## [REQUIRED TASK]
Begin at the top of the records below and return each line exactly through the line with "plt.rcParams['font.family'] = ['Lato', 'DejaVu". Skip pictures.

## [DATASET EXCERPTS]
####################

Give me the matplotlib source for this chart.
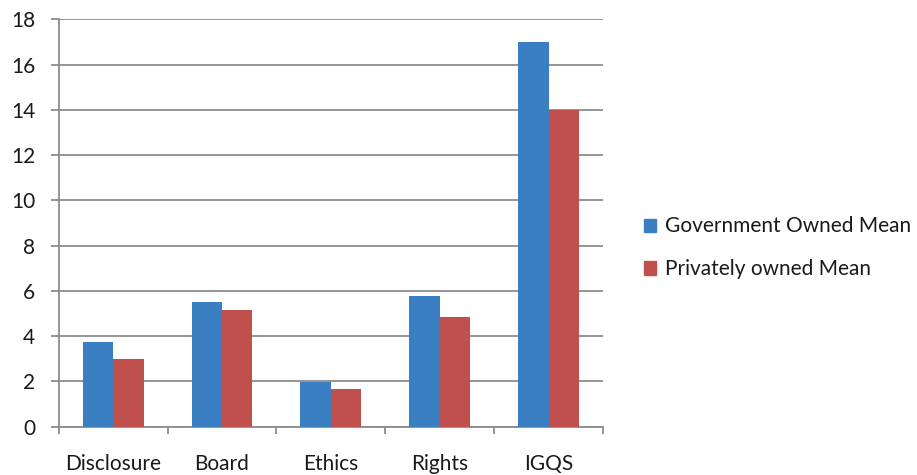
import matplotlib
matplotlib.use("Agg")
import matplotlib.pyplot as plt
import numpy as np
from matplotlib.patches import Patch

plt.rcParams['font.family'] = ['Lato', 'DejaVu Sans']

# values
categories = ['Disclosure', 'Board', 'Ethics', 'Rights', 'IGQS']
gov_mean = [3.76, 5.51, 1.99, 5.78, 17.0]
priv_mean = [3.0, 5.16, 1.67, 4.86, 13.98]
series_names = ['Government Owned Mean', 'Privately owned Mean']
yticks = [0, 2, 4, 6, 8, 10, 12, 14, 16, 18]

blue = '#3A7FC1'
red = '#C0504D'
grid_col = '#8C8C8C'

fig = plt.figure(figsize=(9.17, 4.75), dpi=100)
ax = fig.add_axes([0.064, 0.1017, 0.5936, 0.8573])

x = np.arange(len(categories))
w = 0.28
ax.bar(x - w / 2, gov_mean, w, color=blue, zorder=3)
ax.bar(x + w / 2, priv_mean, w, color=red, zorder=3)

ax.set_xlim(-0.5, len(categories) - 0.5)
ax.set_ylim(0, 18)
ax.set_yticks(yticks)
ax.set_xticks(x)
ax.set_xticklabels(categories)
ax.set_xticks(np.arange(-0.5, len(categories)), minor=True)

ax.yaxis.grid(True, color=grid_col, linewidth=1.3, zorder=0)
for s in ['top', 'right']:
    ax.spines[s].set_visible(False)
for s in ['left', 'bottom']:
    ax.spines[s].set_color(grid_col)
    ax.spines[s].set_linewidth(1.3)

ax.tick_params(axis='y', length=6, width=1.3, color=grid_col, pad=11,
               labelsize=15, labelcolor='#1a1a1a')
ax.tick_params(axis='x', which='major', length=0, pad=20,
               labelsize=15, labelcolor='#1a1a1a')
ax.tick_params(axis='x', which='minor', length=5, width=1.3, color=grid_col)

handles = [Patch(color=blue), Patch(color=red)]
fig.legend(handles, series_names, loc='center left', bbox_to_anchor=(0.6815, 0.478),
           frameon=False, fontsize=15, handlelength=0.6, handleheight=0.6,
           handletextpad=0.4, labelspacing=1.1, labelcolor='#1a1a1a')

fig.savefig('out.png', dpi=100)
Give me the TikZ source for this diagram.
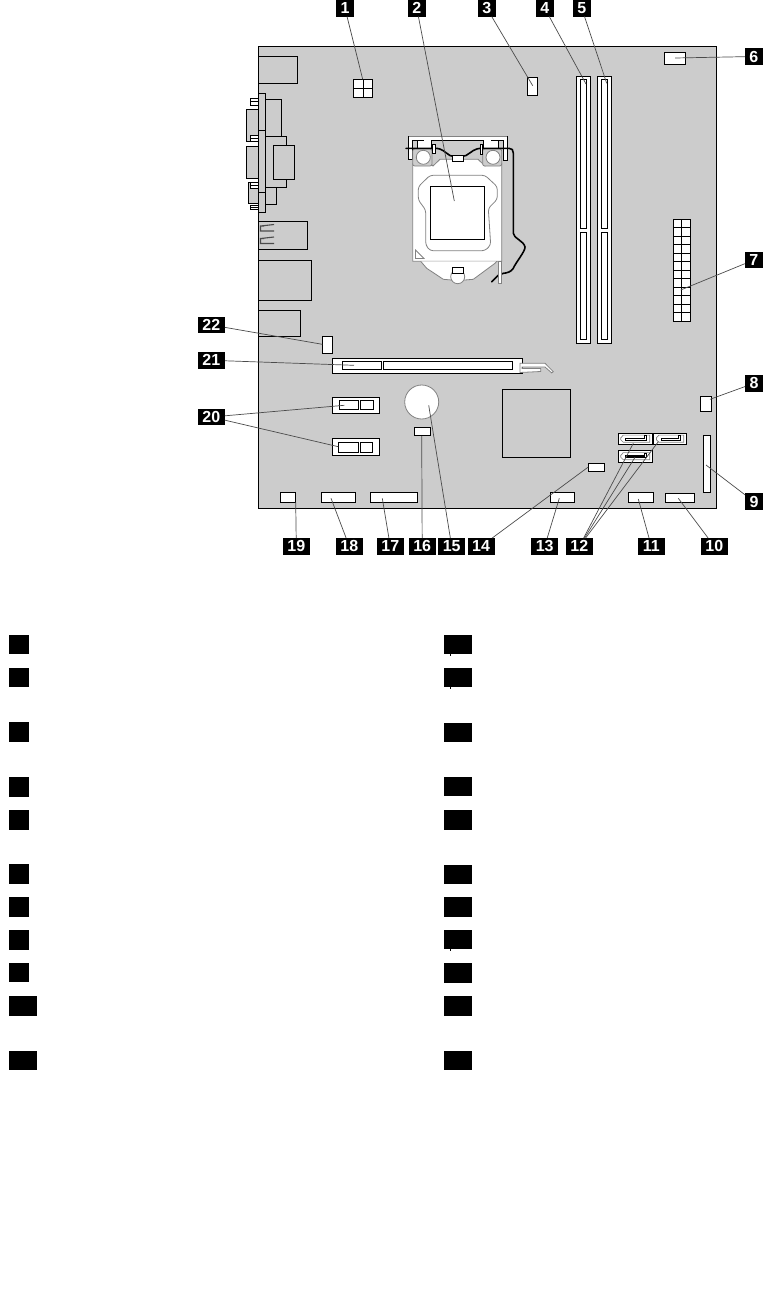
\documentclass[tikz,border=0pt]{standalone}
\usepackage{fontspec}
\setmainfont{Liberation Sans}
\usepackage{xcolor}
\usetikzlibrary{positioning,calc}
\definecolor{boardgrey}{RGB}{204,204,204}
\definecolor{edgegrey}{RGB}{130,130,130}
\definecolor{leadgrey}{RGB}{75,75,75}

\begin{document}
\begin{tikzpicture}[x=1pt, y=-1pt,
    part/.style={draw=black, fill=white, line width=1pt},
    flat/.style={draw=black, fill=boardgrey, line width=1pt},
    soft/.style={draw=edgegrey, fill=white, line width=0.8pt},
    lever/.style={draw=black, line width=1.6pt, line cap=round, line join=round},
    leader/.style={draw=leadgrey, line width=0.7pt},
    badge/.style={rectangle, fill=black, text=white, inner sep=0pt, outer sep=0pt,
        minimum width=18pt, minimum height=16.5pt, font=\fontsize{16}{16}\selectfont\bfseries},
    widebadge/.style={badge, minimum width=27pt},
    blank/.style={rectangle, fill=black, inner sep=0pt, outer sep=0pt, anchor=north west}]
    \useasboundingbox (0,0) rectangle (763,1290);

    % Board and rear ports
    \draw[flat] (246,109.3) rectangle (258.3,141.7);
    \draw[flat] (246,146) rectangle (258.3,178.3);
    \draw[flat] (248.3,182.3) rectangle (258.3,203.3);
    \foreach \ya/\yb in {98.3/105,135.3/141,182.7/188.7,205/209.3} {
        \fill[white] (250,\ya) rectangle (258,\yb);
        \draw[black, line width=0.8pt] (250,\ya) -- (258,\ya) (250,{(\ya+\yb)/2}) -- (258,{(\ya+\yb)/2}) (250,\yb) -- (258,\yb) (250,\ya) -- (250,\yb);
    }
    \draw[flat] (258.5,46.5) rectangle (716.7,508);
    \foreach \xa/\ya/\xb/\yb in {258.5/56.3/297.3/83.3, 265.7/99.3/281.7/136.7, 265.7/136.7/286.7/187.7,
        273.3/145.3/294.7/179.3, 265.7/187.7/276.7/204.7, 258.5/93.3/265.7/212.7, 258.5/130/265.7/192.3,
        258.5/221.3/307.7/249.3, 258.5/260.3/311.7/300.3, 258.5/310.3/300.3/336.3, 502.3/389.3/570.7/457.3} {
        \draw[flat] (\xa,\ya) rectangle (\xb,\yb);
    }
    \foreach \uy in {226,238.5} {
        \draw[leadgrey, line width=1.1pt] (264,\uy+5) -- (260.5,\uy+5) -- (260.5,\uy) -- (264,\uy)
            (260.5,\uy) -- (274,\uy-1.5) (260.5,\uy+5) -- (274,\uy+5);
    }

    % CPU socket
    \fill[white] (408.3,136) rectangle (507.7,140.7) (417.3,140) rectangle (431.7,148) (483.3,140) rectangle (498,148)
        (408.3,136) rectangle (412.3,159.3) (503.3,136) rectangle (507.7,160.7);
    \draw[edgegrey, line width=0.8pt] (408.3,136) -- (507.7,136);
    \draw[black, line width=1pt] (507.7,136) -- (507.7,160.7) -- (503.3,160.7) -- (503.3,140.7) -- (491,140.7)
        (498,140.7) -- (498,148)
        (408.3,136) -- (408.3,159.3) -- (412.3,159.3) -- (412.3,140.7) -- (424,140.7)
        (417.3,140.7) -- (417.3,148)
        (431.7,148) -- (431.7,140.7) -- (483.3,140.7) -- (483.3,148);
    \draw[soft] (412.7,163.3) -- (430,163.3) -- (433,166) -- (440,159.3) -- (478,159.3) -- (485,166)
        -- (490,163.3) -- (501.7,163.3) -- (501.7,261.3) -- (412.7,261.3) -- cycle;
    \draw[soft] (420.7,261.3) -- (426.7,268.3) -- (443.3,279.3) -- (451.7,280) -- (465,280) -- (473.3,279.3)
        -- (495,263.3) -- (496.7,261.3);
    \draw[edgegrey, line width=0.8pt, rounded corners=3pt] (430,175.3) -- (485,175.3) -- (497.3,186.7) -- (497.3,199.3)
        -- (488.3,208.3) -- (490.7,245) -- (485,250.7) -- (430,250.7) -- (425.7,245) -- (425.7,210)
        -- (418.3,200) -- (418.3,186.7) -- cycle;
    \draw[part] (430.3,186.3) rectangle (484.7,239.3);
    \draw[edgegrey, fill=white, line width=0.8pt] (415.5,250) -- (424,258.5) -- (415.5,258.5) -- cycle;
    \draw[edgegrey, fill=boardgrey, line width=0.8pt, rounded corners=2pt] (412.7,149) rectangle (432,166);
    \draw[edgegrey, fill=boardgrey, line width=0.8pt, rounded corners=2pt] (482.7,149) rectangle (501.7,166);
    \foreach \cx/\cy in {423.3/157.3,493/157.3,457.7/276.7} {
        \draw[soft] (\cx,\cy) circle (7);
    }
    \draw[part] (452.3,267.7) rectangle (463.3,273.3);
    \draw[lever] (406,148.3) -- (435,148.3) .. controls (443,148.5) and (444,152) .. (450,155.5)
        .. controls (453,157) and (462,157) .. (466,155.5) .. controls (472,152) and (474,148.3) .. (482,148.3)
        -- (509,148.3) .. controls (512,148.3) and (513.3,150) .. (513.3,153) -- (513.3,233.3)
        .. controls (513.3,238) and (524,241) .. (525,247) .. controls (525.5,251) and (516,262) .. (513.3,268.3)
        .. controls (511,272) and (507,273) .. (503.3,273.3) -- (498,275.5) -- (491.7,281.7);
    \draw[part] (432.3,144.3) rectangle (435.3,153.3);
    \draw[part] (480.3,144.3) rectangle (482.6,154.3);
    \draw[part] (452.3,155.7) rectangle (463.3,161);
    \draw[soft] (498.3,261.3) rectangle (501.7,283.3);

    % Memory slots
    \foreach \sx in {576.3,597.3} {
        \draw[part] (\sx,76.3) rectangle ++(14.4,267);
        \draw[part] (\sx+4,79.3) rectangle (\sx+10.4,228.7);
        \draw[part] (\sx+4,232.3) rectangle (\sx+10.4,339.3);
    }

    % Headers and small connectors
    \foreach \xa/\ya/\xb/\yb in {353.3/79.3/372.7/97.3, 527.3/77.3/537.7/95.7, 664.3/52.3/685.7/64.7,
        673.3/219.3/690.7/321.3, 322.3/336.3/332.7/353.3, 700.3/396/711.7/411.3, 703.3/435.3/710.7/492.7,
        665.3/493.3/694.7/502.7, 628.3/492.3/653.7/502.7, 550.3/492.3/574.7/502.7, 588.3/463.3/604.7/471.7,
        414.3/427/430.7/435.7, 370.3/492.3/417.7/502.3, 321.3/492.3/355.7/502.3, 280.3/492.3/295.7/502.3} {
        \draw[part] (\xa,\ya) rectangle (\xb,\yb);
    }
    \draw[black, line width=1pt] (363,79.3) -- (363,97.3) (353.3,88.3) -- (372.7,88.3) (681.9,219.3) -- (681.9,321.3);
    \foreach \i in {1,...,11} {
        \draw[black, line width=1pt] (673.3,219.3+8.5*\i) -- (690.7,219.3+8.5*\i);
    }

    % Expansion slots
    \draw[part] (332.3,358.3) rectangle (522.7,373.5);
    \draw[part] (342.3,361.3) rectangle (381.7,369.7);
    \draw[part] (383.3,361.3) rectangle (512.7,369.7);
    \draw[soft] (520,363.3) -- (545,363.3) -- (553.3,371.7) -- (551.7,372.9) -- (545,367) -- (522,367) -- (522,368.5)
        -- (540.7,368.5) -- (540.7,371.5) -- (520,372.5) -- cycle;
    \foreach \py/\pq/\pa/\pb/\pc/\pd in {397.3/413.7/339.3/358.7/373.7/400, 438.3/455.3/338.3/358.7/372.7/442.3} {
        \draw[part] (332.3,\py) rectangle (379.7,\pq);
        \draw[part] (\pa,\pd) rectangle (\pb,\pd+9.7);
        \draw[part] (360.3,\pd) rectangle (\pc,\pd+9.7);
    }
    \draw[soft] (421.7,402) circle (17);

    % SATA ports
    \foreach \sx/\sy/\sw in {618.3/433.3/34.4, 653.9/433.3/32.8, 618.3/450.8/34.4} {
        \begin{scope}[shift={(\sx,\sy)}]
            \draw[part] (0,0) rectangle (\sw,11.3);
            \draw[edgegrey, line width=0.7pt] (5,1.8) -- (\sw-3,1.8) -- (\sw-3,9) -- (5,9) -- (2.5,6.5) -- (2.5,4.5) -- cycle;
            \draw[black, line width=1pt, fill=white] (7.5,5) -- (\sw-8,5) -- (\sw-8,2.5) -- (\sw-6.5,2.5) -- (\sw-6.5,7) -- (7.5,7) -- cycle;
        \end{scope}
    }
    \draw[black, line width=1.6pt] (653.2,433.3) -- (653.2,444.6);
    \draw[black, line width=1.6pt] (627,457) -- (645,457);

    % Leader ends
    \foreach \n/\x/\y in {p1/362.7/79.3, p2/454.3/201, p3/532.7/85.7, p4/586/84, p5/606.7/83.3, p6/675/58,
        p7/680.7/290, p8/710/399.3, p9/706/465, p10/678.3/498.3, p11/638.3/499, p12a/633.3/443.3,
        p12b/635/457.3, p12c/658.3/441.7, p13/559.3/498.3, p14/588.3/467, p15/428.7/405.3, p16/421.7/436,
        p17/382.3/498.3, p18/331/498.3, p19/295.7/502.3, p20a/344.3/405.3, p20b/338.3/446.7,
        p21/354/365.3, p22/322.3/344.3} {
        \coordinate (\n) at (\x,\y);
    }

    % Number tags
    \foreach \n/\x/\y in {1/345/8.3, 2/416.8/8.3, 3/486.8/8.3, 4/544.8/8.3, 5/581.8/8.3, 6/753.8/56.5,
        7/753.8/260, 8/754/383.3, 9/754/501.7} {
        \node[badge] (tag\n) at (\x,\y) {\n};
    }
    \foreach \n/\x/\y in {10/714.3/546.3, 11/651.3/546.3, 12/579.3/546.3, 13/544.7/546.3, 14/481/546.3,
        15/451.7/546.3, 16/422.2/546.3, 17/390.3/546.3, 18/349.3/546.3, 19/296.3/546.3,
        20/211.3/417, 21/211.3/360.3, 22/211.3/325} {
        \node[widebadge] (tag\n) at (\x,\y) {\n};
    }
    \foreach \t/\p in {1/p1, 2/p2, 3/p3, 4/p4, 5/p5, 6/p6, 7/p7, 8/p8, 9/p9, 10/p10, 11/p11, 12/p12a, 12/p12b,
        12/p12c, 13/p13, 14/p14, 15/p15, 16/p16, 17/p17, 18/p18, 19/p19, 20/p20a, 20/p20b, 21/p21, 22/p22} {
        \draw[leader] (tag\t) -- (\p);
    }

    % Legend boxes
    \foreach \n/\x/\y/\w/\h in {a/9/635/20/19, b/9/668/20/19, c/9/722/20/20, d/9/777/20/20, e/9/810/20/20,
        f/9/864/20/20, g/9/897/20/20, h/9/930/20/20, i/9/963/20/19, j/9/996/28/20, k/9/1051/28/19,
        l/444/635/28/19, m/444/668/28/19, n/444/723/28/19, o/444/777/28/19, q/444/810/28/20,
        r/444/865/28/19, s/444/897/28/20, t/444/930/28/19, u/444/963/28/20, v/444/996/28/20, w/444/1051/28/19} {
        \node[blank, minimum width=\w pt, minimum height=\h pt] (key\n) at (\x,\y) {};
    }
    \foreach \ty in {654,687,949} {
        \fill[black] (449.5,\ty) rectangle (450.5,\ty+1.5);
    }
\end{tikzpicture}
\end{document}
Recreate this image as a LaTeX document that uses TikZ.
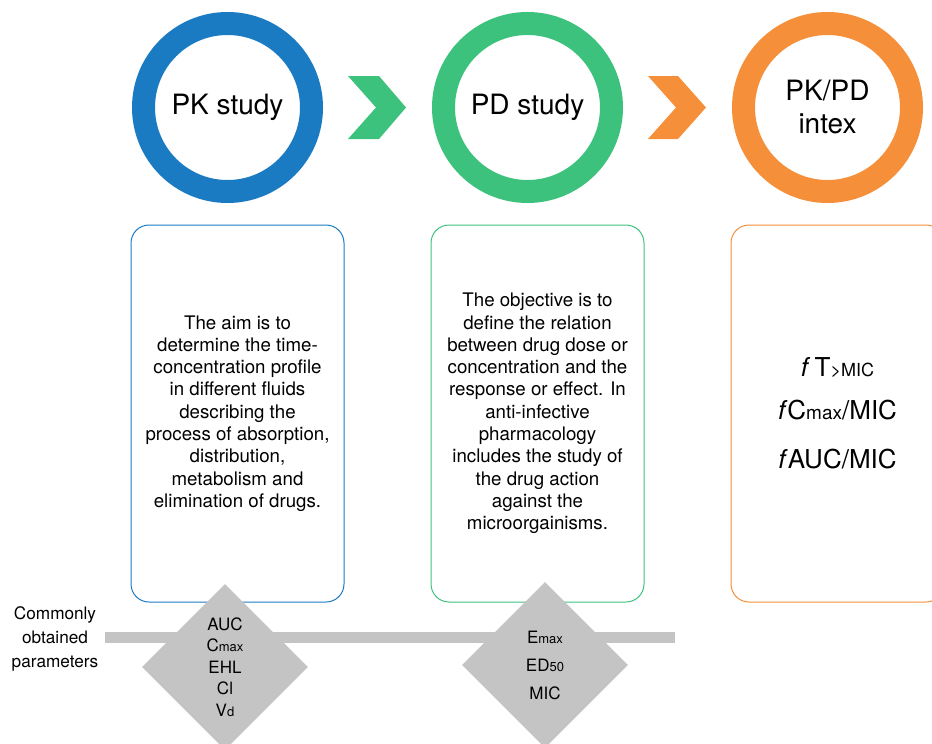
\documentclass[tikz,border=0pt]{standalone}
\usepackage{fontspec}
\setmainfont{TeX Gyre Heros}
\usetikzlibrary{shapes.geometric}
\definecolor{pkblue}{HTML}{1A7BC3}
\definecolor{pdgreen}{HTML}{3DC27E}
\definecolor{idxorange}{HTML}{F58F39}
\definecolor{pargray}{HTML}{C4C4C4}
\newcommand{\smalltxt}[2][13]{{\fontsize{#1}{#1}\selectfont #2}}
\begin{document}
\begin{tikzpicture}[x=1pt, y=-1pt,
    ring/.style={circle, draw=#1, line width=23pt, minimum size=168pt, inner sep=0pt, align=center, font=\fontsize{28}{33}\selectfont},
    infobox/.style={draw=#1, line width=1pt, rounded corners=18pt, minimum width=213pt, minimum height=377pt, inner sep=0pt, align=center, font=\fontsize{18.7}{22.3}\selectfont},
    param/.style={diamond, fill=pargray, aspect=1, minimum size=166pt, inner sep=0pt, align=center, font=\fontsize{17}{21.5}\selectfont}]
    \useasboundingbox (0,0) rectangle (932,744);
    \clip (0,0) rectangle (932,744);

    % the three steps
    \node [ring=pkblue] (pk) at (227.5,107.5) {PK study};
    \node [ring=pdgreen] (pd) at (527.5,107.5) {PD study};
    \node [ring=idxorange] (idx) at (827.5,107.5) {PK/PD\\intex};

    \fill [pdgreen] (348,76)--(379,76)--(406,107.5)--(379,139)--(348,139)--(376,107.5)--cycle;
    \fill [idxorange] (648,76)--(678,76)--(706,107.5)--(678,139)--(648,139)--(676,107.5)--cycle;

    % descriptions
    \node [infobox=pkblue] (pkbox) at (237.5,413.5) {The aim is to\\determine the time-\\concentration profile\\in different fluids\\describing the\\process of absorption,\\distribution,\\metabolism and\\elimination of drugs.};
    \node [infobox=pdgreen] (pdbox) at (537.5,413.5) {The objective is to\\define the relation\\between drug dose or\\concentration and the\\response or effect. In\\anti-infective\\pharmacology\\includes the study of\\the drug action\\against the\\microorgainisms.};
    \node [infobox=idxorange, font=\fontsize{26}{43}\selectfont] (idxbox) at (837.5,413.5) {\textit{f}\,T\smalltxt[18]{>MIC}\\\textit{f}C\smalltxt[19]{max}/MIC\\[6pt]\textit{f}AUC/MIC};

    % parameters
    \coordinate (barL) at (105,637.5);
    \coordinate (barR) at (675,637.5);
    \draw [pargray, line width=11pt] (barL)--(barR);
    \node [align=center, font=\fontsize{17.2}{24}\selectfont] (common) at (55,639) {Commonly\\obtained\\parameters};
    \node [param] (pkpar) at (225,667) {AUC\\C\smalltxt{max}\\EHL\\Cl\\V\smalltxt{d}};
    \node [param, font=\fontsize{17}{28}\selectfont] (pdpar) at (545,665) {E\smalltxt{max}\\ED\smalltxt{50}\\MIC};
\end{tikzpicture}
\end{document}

####################

## [ANSWER TO THE TASK]
Give me the matplotlib source for this chart.
import matplotlib
matplotlib.use("Agg")
import matplotlib.pyplot as plt
import numpy as np
from matplotlib.patches import Patch

plt.rcParams['font.family'] = ['Lato', 'DejaVu Sans']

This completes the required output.